· Cité du Vatican ·

Quasi del tutto assenti dall’orizzonte culturale odierno e spesso considerate retaggio di una educazione religiosa sorpassata, le virtù umane sono in realtà preziose compagne di viaggio. Giustizia, prudenza, fortezza e temperanza incoraggiano a vivere meglio, a essere più giusti e veri e orientano alla sapienza. In un’epoca in cui fretta, efficientismo, utilitarismo e ansia di affermazione hanno facile sopravvento, «donne chiesa mondo» dedica un numero speciale ad ognuna di queste «quattro stelle non viste mai» scrive Dante «fuor ch’a la prima gente». Sorge tuttavia il dubbio che le virtù non rientrino tra i temi di particolare interesse per una rivista femminile della Chiesa. Ma non è così.

 

Il tema si accorda con l’intento di favorire il dialogo tra mondo e Chiesa, tra Chiesa e altre religioni, tra uomo e donna all’interno della Chiesa, e fuori della Chiesa. Qui sono proprio le virtù umane a fungere da ponte visto che appartengono all’essere umano in quanto essere sociale e ragionevole e allo stesso tempo fanno parte del progetto di uomo e donna come rivelato dal Vangelo. In particolare è necessario rivisitarle e concretamente promuoverle partendo dalle esperienze di donne che le rileggano attraverso categorie e sensibilità femminili: accoglimento, ricettività, altruismo, tenerezza, empatia, delicatezza, pazienza, comprensione, protezione, ascolto. Lo scopo è promuovere un’etica della virtù al femminile che non si concentri solo sull’atteggiamento deontologico, consequenziale e normativo ma anche sul discernere, sull’assistere, sul prendersi cura. Le virtù, che stanno alla base dell’idea di comunità sociale ed ecclesiale, diventano così terreno fertile anche per immaginare futuri ruoli, decisionali e dirigenziali, delle donne nella Chiesa.

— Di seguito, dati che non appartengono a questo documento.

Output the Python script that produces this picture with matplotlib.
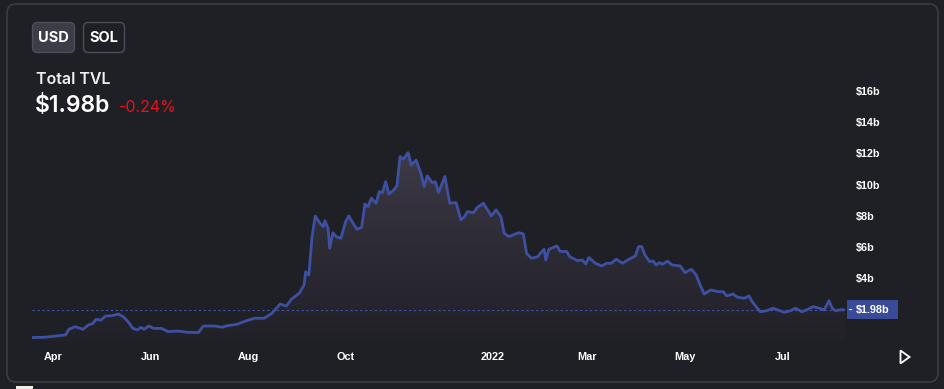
import numpy as np
import pandas as pd
import matplotlib
matplotlib.use("Agg")
import matplotlib.pyplot as plt
import matplotlib.dates as mdates
from matplotlib.patches import FancyBboxPatch, Rectangle, Polygon
from matplotlib.colors import LinearSegmentedColormap
from matplotlib.transforms import blended_transform_factory

# data (TVL in $b)
start = pd.Timestamp("2021-03-19")
days = [0, 8, 21, 23, 27, 32, 35, 38, 40, 43, 46, 50, 54, 57, 60, 63, 66, 68, 70, 73,
        76, 81, 85, 91, 97, 104, 107, 114, 119, 121, 128, 134, 139, 145, 150, 155, 159, 162,
        167, 170, 171, 173, 175, 177, 180, 182, 183, 185, 186, 188, 190, 193, 196, 198, 200,
        203, 206, 208, 210, 212, 215, 217, 219, 221, 223, 226, 228, 230, 232, 235, 237, 240,
        243, 245, 247, 250, 252, 254, 258, 261, 265, 268, 270, 272, 276, 278, 282, 287, 290,
        293, 295, 298, 304, 307, 309, 312, 316, 318, 320, 321, 323, 328, 330, 334, 336, 341,
        344, 346, 348, 352, 356, 359, 362, 365, 369, 373, 377, 379, 381, 383, 386, 388, 390,
        392, 394, 397, 400, 405, 408, 412, 415, 417, 420, 424, 429, 432, 434, 438, 441, 445,
        448, 450, 455, 459, 463, 466, 470, 474, 477, 481, 484, 488, 492, 495, 498, 500, 502,
        505, 508]
tvl = [0.20, 0.22, 0.37, 0.73, 0.90, 0.73, 1.00, 1.10, 1.37, 1.32, 1.58, 1.60, 1.71, 1.54,
       1.22, 0.79, 0.69, 0.86, 0.73, 0.94, 0.79, 0.79, 0.58, 0.62, 0.54, 0.52, 0.94, 0.94,
       0.86, 0.94, 1.05, 1.28, 1.44, 1.44, 1.76, 2.35, 2.22, 2.65, 3.04, 3.57, 4.42, 4.21,
       6.67, 7.99, 7.52, 7.30, 7.69, 7.20, 5.92, 6.92, 6.67, 6.56, 7.63, 8.00, 7.63, 7.14,
       7.27, 8.76, 8.59, 9.13, 8.81, 9.55, 9.49, 10.19, 9.40, 9.66, 9.92, 11.80, 11.63,
       12.05, 11.26, 11.58, 10.73, 9.87, 10.56, 10.13, 10.19, 9.49, 10.52, 8.81, 8.85, 7.74,
       7.91, 8.27, 8.20, 8.52, 8.81, 8.00, 8.38, 7.96, 6.89, 6.67, 6.92, 6.85, 5.60, 5.28,
       5.38, 5.65, 5.86, 5.17, 5.86, 6.07, 5.72, 5.72, 5.38, 5.13, 5.17, 4.92, 5.33, 4.96,
       4.79, 4.96, 4.96, 5.22, 4.96, 5.22, 5.43, 6.03, 6.03, 5.49, 5.06, 5.12, 4.85, 5.00,
       4.90, 5.10, 4.85, 4.79, 4.36, 4.58, 4.21, 3.68, 2.99, 3.25, 3.14, 3.14, 2.87, 2.99,
       2.78, 2.72, 2.87, 2.50, 1.86, 1.92, 2.08, 1.97, 1.82, 1.92, 2.08, 1.86, 1.97, 2.18,
       2.08, 1.97, 2.56, 2.08, 1.92, 1.98, 1.98]
tick_dates = ["2021-04-01", "2021-06-01", "2021-08-01", "2021-10-01",
              "2022-01-01", "2022-03-01", "2022-05-01", "2022-07-01"]
tick_labels = ["Apr", "Jun", "Aug", "Oct", "2022", "Mar", "May", "Jul"]
y_ticks = [4, 6, 8, 10, 12, 14, 16]
current = 1.98
change = -0.24

bg = "#1f2026"
line_c = "#3d50a2"
W, H = 945, 389

dates = start + pd.to_timedelta(days, unit="D")
xd = mdates.date2num(dates)

fig = plt.figure(figsize=(W / 100, H / 100), dpi=100, facecolor=bg)

# pixel-space background layer for the card, buttons and header text
bgax = fig.add_axes([0, 0, 1, 1], zorder=0)
bgax.set_xlim(0, W)
bgax.set_ylim(H, 0)
bgax.axis("off")
bgax.add_patch(FancyBboxPatch((7, 4), 931, 378, boxstyle="round,pad=0,rounding_size=9",
                              fc=bg, ec="#3b3c42", lw=1.2))
bgax.add_patch(Rectangle((16, 386), 17, 4, fc="#f2efe6", ec="none"))
bgax.add_patch(FancyBboxPatch((32.5, 22.5), 42, 30, boxstyle="round,pad=0,rounding_size=5",
                              fc="#3b3e49", ec="#4d505b", lw=1))
bgax.add_patch(FancyBboxPatch((83.5, 22.5), 41, 30, boxstyle="round,pad=0,rounding_size=5",
                              fc=bg, ec="#4d4f58", lw=1))
bgax.text(53.5, 38, "USD", color="white", fontsize=10.5, fontweight="bold",
          family="Inter", ha="center", va="center")
bgax.text(104, 38, "SOL", color="white", fontsize=10.5, fontweight="bold",
          family="Inter", ha="center", va="center")
bgax.text(36, 79, "Total TVL", color="#f0f0f0", fontsize=11.5, fontweight="semibold",
          family="Inter", ha="left", va="center")
bgax.text(35, 106, f"${current:.2f}b", color="white", fontsize=16.5, fontweight="semibold",
          family="Inter", ha="left", va="center")
bgax.text(119, 107, f"{change:.2f}%", color="#e3141c", fontsize=11.5,
          family="Inter", ha="left", va="center")
bgax.add_patch(Polygon([[900.5, 350.5], [900.5, 363.5], [909.5, 357]], closed=True,
                       fc="none", ec="white", lw=1.3))

# main chart
ax = fig.add_axes([32 / W, 1 - 340.7 / H, 813 / W, (340.7 - 91) / H], zorder=1)
ax.set_facecolor("none")
ax.set_xlim(xd[0], xd[-1])
ax.set_ylim(0, 16)
for s in ax.spines.values():
    s.set_visible(False)

# gradient under the line
cmap = LinearSegmentedColormap.from_list("g", ["#222128", "#2d2b34", "#3f3b4b"])
grad = np.linspace(0, 1, 256).reshape(-1, 1)
im = ax.imshow(grad, extent=[xd[0], xd[-1], 0, 12.3], origin="lower", aspect="auto",
               cmap=cmap, zorder=1)
poly = Polygon(np.column_stack([np.r_[xd[0], xd, xd[-1]], np.r_[0, tvl, 0]]),
               closed=True, fc="none", ec="none", transform=ax.transData)
ax.add_patch(poly)
im.set_clip_path(poly)

ax.plot(xd, tvl, color=line_c, lw=2.0, zorder=3, solid_joinstyle="round")
ax.axhline(current, color=line_c, lw=0.8, ls=(0, (2.2, 2.2)), zorder=2)

ax.set_xticks(mdates.date2num(pd.to_datetime(tick_dates)))
ax.set_xticklabels(tick_labels)
ax.yaxis.tick_right()
ax.set_yticks(y_ticks)
ax.set_yticklabels([f"${v}b" for v in y_ticks])
ax.tick_params(length=0, colors="white", labelsize=7.8)
ax.tick_params(axis="x", pad=8)
ax.tick_params(axis="y", pad=8)
for lab in ax.get_xticklabels() + ax.get_yticklabels():
    lab.set_fontweight("bold")
    lab.set_family("Liberation Sans")

# current value marker on the right axis
tr = blended_transform_factory(ax.transAxes, ax.transData)
ax.add_patch(Rectangle((1.0022, current - 0.6), 0.063, 1.2, transform=tr, fc="#3a4a96",
                       ec="none", clip_on=False, zorder=4))
ax.text(1.0045, current, "-", transform=tr, color="white", fontsize=7.8, fontweight="bold",
        ha="left", va="center", zorder=5, family="Liberation Sans")
ax.text(1.0135, current, f"${current:.2f}b", transform=tr, color="white", fontsize=7.8,
        fontweight="bold", ha="left", va="center", zorder=5, family="Liberation Sans")

fig.savefig("out.png", dpi=100, facecolor=bg)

La prima “stella” è la giustizia. Su di essa si fondano le altre virtù perché la giustizia attiene al comportamento rivolto non a noi stesse ma agli altri. Di fronte alla parola “giustizia” è facile che vengano alla mente tribunali, processi e carceri o che la si intenda come retribuzione, equità nello scambio o rivendicazione soggettivamente e ideologicamente intesa. Ci dimentichiamo che la giustizia è invece principalmente quella rettitudine che si manifesta nell’impegno di riconoscere e rispettare il diritto di ogni persona dandole ciò che le spetta secondo la ragione e la legge. Per questo la giustizia umana è fondata sul diritto, un diritto irrinunciabile per una società che voglia essere civile e anche per la vita della Chiesa come istituzione.

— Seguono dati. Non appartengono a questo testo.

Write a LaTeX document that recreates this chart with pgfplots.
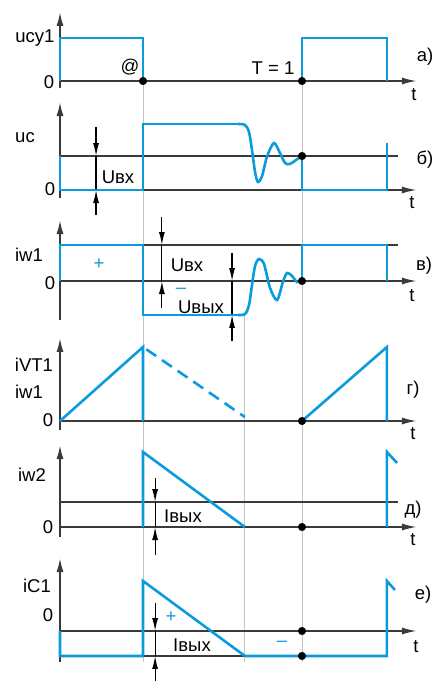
\documentclass[border=0pt]{standalone}
\usepackage{pgfplots}
\pgfplotsset{compat=1.18}
\usetikzlibrary{arrows.meta}
\usepackage{fontspec}
\setmainfont{Liberation Sans}
\definecolor{cblue}{HTML}{0A9BDC}
\definecolor{axc}{HTML}{3A3A3A}
\definecolor{guide}{HTML}{C4C4C4}
\newcommand\fs{\fontsize{18.5}{20}\selectfont}

% one panel per waveform, time in units of T (T = 1 -> 242pt)
\pgfplotsset{
  panel/.style={x=242pt, xmin=0, xmax=1.5, ymin=0, ymax=1, hide axis,
    clip=false, anchor=south west},
  yax/.style={draw=axc, line width=1.8pt, -{Latex[length=14pt,width=7pt]}},
  tax/.style={draw=axc, line width=1.8pt, -{Latex[length=15pt,width=7pt]}},
  ref/.style={draw=axc, line width=1.4pt},
  wv/.style={draw=cblue, line width=2.6pt},
  dim/.style={draw=black, line width=1.2pt},
  dimarr/.style={draw=black, line width=1.2pt, -{Latex[length=13pt,width=6pt]}},
  dot/.style={only marks, mark=*, mark size=3.8pt, mark options={fill=black, draw=black}},
  gl/.style={draw=guide, line width=1pt},
}

\begin{document}
\begin{tikzpicture}
\path[use as bounding box] (0,0) rectangle (434pt,-681pt);

% guide lines
\begin{axis}[panel, y=75pt, at={(60pt,-631pt)}]
\addplot[gl] coordinates {(0.343,7.333) (0.343,-0.413)};
\addplot[gl] coordinates {(1,7.333) (1,-0.413)};
\addplot[gl] coordinates {(0.764,4.213) (0.764,-0.413)};
\end{axis}

% a) ucy1
\begin{axis}[panel, y=43pt, at={(60pt,-81pt)}]
\addplot[yax] coordinates {(0,-0.163) (0,1.605)};
\addplot[tax] coordinates {(0,0) (1.475,0)};
\addplot[wv] coordinates {(0,0) (0,1) (0.343,1) (0.343,0)};
\addplot[wv] coordinates {(1,0) (1,1) (1.351,1) (1.351,0)};
\addplot[dot] coordinates {(0.343,0) (1,0)};
\end{axis}

% b) uc
\begin{axis}[panel, y=34pt, at={(60pt,-190pt)}]
\addplot[yax] coordinates {(0,-0.235) (0,2.588)};
\addplot[tax] coordinates {(0,0) (1.475,0)};
\addplot[ref] coordinates {(0,1) (1.397,1)};
\addplot[dim] coordinates {(0.149,0) (0.149,1)};
\addplot[dimarr] coordinates {(0.149,1.853) (0.149,1)};
\addplot[dimarr] coordinates {(0.149,-0.735) (0.149,0)};
\addplot[wv] coordinates {(0,1) (0,0) (0.343,0) (0.343,1.941) (0.7355,1.941)};
\addplot[wv, smooth] coordinates {(0.7355,1.941) (0.7645,1.912) (0.781,1.706)
  (0.7934,1.176) (0.806,0.529) (0.818,0.235) (0.835,0.412) (0.855,0.971)
  (0.884,1.382) (0.909,1.088) (0.930,0.794) (0.950,0.765) (0.975,0.882) (1,1)};
\addplot[wv] coordinates {(1,1) (1,0) (1.351,0) (1.351,1.382)};
\addplot[dot] coordinates {(1,1)};
\end{axis}

% c) iw1
\begin{axis}[panel, y=36pt, at={(60pt,-281pt)}]
\addplot[yax] coordinates {(0,-1.083) (0,1.694)};
\addplot[tax] coordinates {(0,0) (1.475,0)};
\addplot[ref] coordinates {(0,1) (1.397,1)};
\addplot[dim] coordinates {(0.421,1) (0.421,0)};
\addplot[dimarr] coordinates {(0.421,1.778) (0.421,1)};
\addplot[dimarr] coordinates {(0.421,-0.75) (0.421,0)};
\addplot[dim] coordinates {(0.711,0) (0.711,-0.944)};
\addplot[dimarr] coordinates {(0.711,0.778) (0.711,0)};
\addplot[dimarr] coordinates {(0.711,-1.667) (0.711,-0.944)};
\addplot[wv] coordinates {(0,0) (0,1) (0.343,1) (0.343,-0.944) (0.7355,-0.944)};
\addplot[wv, smooth] coordinates {(0.7355,-0.944) (0.7645,-0.917) (0.781,-0.667)
  (0.7934,-0.111) (0.806,0.417) (0.822,0.611) (0.843,0.472) (0.868,-0.194)
  (0.897,-0.528) (0.921,-0.028) (0.938,0.222) (0.959,0.139) (0.979,-0.028) (1,0)};
\addplot[wv] coordinates {(1,0) (1,1) (1.351,1) (1.351,0)};
\addplot[dot] coordinates {(1,0)};
\end{axis}

% d) iVT1, iw1
\begin{axis}[panel, y=74pt, at={(60pt,-421pt)}]
\addplot[yax] coordinates {(0,-0.122) (0,1.122)};
\addplot[tax] coordinates {(0,0) (1.475,0)};
\addplot[wv] coordinates {(0,0) (0.343,1) (0.343,0)};
\addplot[wv, dash pattern=on 12pt off 7pt, dash phase=15pt] coordinates {(0.343,1) (0.764,0.054)};
\addplot[wv] coordinates {(1,0) (1.351,1) (1.351,0)};
\addplot[dot] coordinates {(1,0)};
\end{axis}

% e) iw2
\begin{axis}[panel, y=75pt, at={(60pt,-527pt)}]
\addplot[yax] coordinates {(0,-0.133) (0,1.093)};
\addplot[tax] coordinates {(0,0) (1.475,0)};
\addplot[ref] coordinates {(0,0.333) (1.397,0.333)};
\addplot[dim] coordinates {(0.393,0.333) (0.393,0)};
\addplot[dimarr] coordinates {(0.393,0.653) (0.393,0.333)};
\addplot[dimarr] coordinates {(0.393,-0.373) (0.393,0)};
\addplot[wv] coordinates {(0.343,0) (0.343,1) (0.764,0)};
\addplot[wv] coordinates {(1.351,0) (1.351,1) (1.393,0.853)};
\addplot[dot] coordinates {(1,0)};
\end{axis}

% f) iC1
\begin{axis}[panel, y=75pt, at={(60pt,-631pt)}]
\addplot[yax] coordinates {(0,-0.413) (0,0.973)};
\addplot[tax] coordinates {(0,0) (1.475,0)};
\addplot[ref] coordinates {(0.343,-0.333) (0.764,-0.333)};
\addplot[dim] coordinates {(0.393,0) (0.393,-0.333)};
\addplot[dimarr] coordinates {(0.393,0.373) (0.393,0)};
\addplot[dimarr] coordinates {(0.393,-0.8) (0.393,-0.333)};
\addplot[wv] coordinates {(0,0) (0,-0.333) (0.343,-0.333) (0.343,0.667) (0.764,-0.333)
  (1.351,-0.333) (1.351,0.667) (1.384,0.547)};
\addplot[dot] coordinates {(1,0) (1,-0.333)};
\end{axis}

% labels
\begin{scope}[every node/.style={font=\fs, inner sep=0pt}]
\node at (35pt,-38pt) {ucy1};
\node at (49pt,-82pt) {0};
\node at (130pt,-67pt) {@};
\node at (273pt,-68pt) {T = 1};
\node at (425pt,-57pt) {а)};
\node at (414pt,-95pt) {t};

\node at (25pt,-138pt) {uc};
\node at (50pt,-189pt) {0};
\node at (118pt,-177pt) {Uвх};
\node at (425pt,-160pt) {б)};
\node at (412pt,-203pt) {t};

\node at (29pt,-255pt) {iw1};
\node at (50pt,-283pt) {0};
\node[text=cblue] at (99pt,-264pt) {+};
\node at (187pt,-265pt) {Uвх};
\node[text=cblue] at (181pt,-291pt) {–};
\node at (201pt,-307pt) {Uвых};
\node at (424pt,-266pt) {в)};
\node at (412pt,-296pt) {t};

\node at (34pt,-365pt) {iVT1};
\node at (29pt,-392pt) {iw1};
\node at (48pt,-420pt) {0};
\node at (413pt,-390pt) {г)};
\node at (413pt,-434pt) {t};

\node at (32pt,-475pt) {iw2};
\node at (48pt,-527pt) {0};
\node at (183pt,-516pt) {Iвых};
\node at (413pt,-510pt) {д)};
\node at (413pt,-540pt) {t};

\node at (37pt,-586pt) {iC1};
\node at (48pt,-615pt) {0};
\node[text=cblue] at (171pt,-617pt) {+};
\node[text=cblue] at (282pt,-644pt) {–};
\node at (192pt,-645pt) {Iвых};
\node at (423pt,-595pt) {е)};
\node at (416pt,-647pt) {t};
\end{scope}
\end{tikzpicture}
\end{document}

Dobbiamo poi però capire perché si ha un diritto e cosa spinge al più profondo atteggiamento morale dell’accoglienza, dell’ospitalità, dell’altruismo disinteressato e gioioso. Per i credenti fondamento della giustizia umana — e qui sta il punto — è la creazione divina. Dio ha amato, voluto, creato l’uomo e la donna come soggetti di diritto inalienabile e chi offende tale diritto offende Dio stesso. Non solo. Lui fa giustizia a chi si smarrisce: perdona, riabilita, ama, rende giusti. È in grazia di questa sua giustizia salvifica che anche l’umanità è messa in grado di esprimere giustizia, bontà, amore, perdono, di vivere, cioè, qualcosa di quella giustizia che chiede con “Venga il tuo Regno!” e che Maria esprime col suo Magnificat. Per giungere al Vangelo bisogna allora rispettare la giustizia umana per poi trascenderla avendo come faro l’amore di Dio? Su questo si intende far riflettere. L’invito a farlo giunge, seppur con toni diversi, anche da voci lontane, come quella di Albert Camus che scrive «credo nella giustizia ma prima della giustizia difenderò mia madre».